**DATA SHOWN**
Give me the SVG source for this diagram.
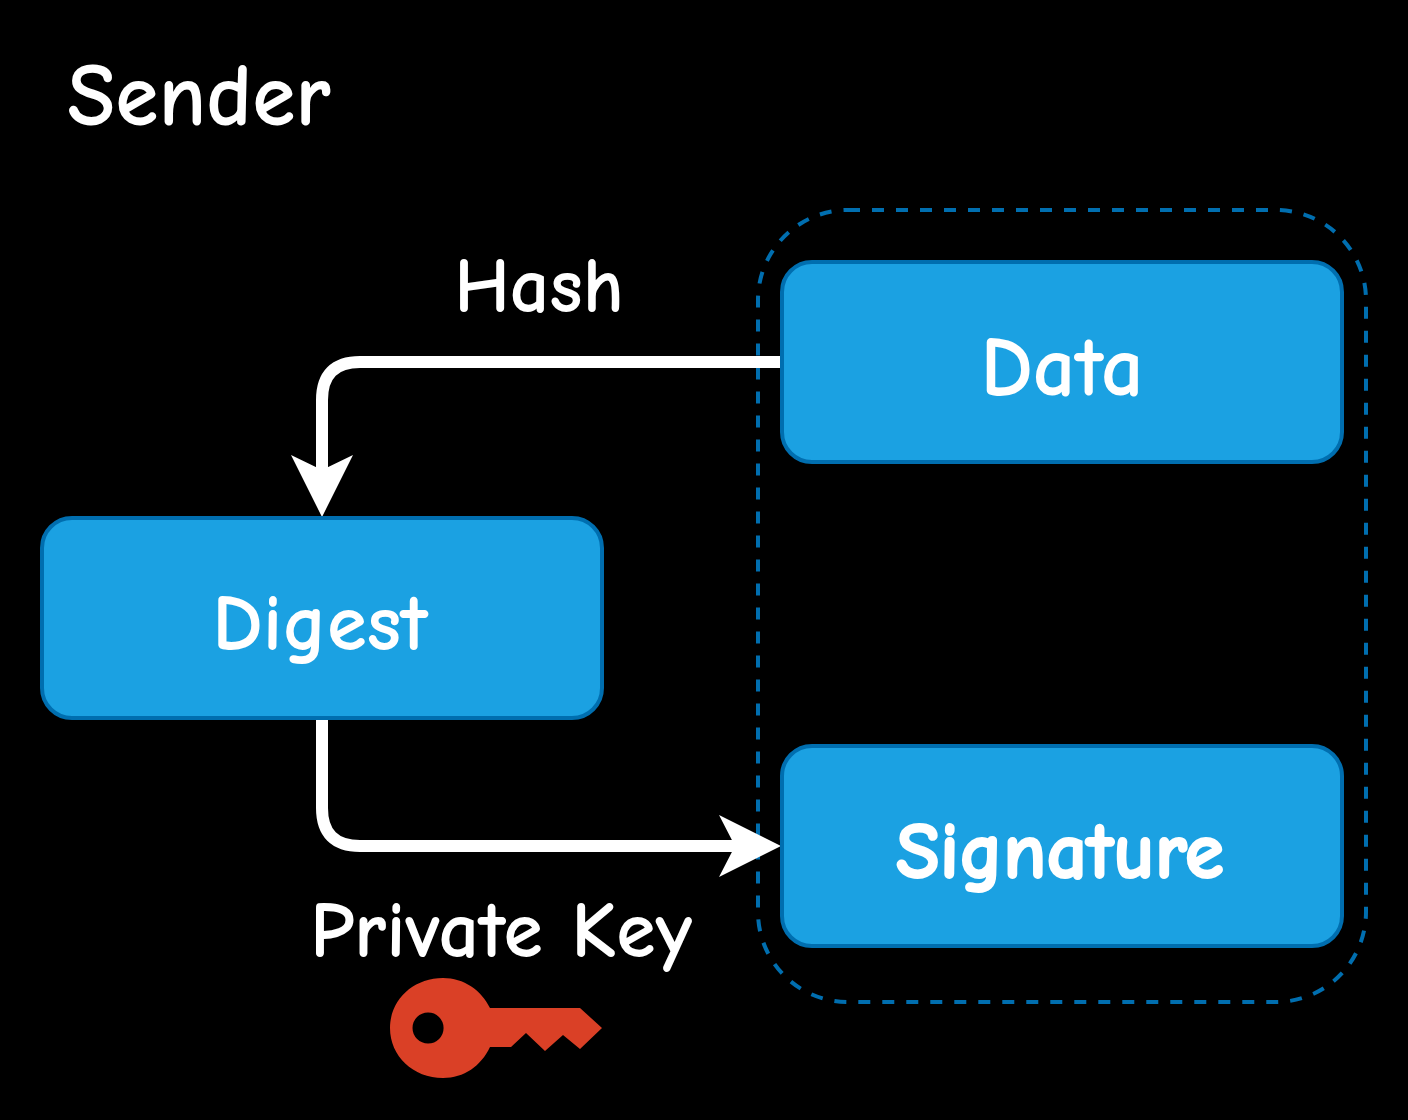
<svg xmlns="http://www.w3.org/2000/svg" width="1408" height="1120" viewBox="0 0 1408 1120">
<style>
.box{fill:#1ba1e2;stroke:#006eaf;stroke-width:4}
.t{font-family:"Comic Neue","DejaVu Sans",sans-serif;fill:#fff;text-anchor:middle;font-size:80px;font-weight:bold}
.c{fill:none;stroke:#fff;stroke-width:12}
</style>
<rect width="1408" height="1120" fill="#000"/>
<g id="group"><rect x="758" y="210" width="608" height="792" rx="90" fill="none" stroke="#006eaf" stroke-width="4" stroke-dasharray="12 12"/></g>
<g id="connectors">
<path class="c" d="M780 362H360Q322 362 322 400V470"/>
<path d="M322 517L291 455L322 470L353 455Z" fill="#fff"/>
<path class="c" d="M322 718V808Q322 846 360 846H735"/>
<path d="M781 846L719 877L735 846L719 815Z" fill="#fff"/>
</g>
<g id="data"><rect class="box" x="782" y="262" width="560" height="200" rx="30"/><text class="t" x="1062" y="395" style="font-size:84px">Data</text></g>
<g id="digest"><rect class="box" x="42" y="518" width="560" height="200" rx="30"/><text class="t" x="320" y="650" style="font-size:81px">Digest</text></g>
<g id="signature"><rect class="box" x="782" y="746" width="560" height="200" rx="30"/><text class="t" x="1060" y="878" stroke="#fff" stroke-width="2">Signature</text></g>
<text class="t" x="199" y="125" style="font-size:88px">Sender</text>
<text class="t" x="539" y="312" style="font-size:78px">Hash</text>
<text class="t" x="501" y="957">Private Key</text>
<g id="key"><path fill-rule="evenodd" fill="#da4026" d="M443 978C464 978 481 990 490 1008H580L602 1028L580 1049L563 1035L545 1051L526 1033L511 1047H490C481 1066 464 1078 443 1078C413 1078 390 1056 390 1028C390 1000 413 978 443 978ZM428 1012.500A15.500 15.500 0 1 0 428.100 1043.500A15.500 15.500 0 1 0 428 1012.500Z"/></g>
</svg>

**GIVEN TASK**
Write out the full set of lines verbatim, without the pictures.

**SOLUTION TO THIS PROBLEM**
Give me the SVG source for this diagram.
<svg xmlns="http://www.w3.org/2000/svg" width="1408" height="1120" viewBox="0 0 1408 1120">
<style>
.box{fill:#1ba1e2;stroke:#006eaf;stroke-width:4}
.t{font-family:"Comic Neue","DejaVu Sans",sans-serif;fill:#fff;text-anchor:middle;font-size:80px;font-weight:bold}
.c{fill:none;stroke:#fff;stroke-width:12}
</style>
<rect width="1408" height="1120" fill="#000"/>
<g id="group"><rect x="758" y="210" width="608" height="792" rx="90" fill="none" stroke="#006eaf" stroke-width="4" stroke-dasharray="12 12"/></g>
<g id="connectors">
<path class="c" d="M780 362H360Q322 362 322 400V470"/>
<path d="M322 517L291 455L322 470L353 455Z" fill="#fff"/>
<path class="c" d="M322 718V808Q322 846 360 846H735"/>
<path d="M781 846L719 877L735 846L719 815Z" fill="#fff"/>
</g>
<g id="data"><rect class="box" x="782" y="262" width="560" height="200" rx="30"/><text class="t" x="1062" y="395" style="font-size:84px">Data</text></g>
<g id="digest"><rect class="box" x="42" y="518" width="560" height="200" rx="30"/><text class="t" x="320" y="650" style="font-size:81px">Digest</text></g>
<g id="signature"><rect class="box" x="782" y="746" width="560" height="200" rx="30"/><text class="t" x="1060" y="878" stroke="#fff" stroke-width="2">Signature</text></g>
<text class="t" x="199" y="125" style="font-size:88px">Sender</text>
<text class="t" x="539" y="312" style="font-size:78px">Hash</text>
<text class="t" x="501" y="957">Private Key</text>
<g id="key"><path fill-rule="evenodd" fill="#da4026" d="M443 978C464 978 481 990 490 1008H580L602 1028L580 1049L563 1035L545 1051L526 1033L511 1047H490C481 1066 464 1078 443 1078C413 1078 390 1056 390 1028C390 1000 413 978 443 978ZM428 1012.500A15.500 15.500 0 1 0 428.100 1043.500A15.500 15.500 0 1 0 428 1012.500Z"/></g>
</svg>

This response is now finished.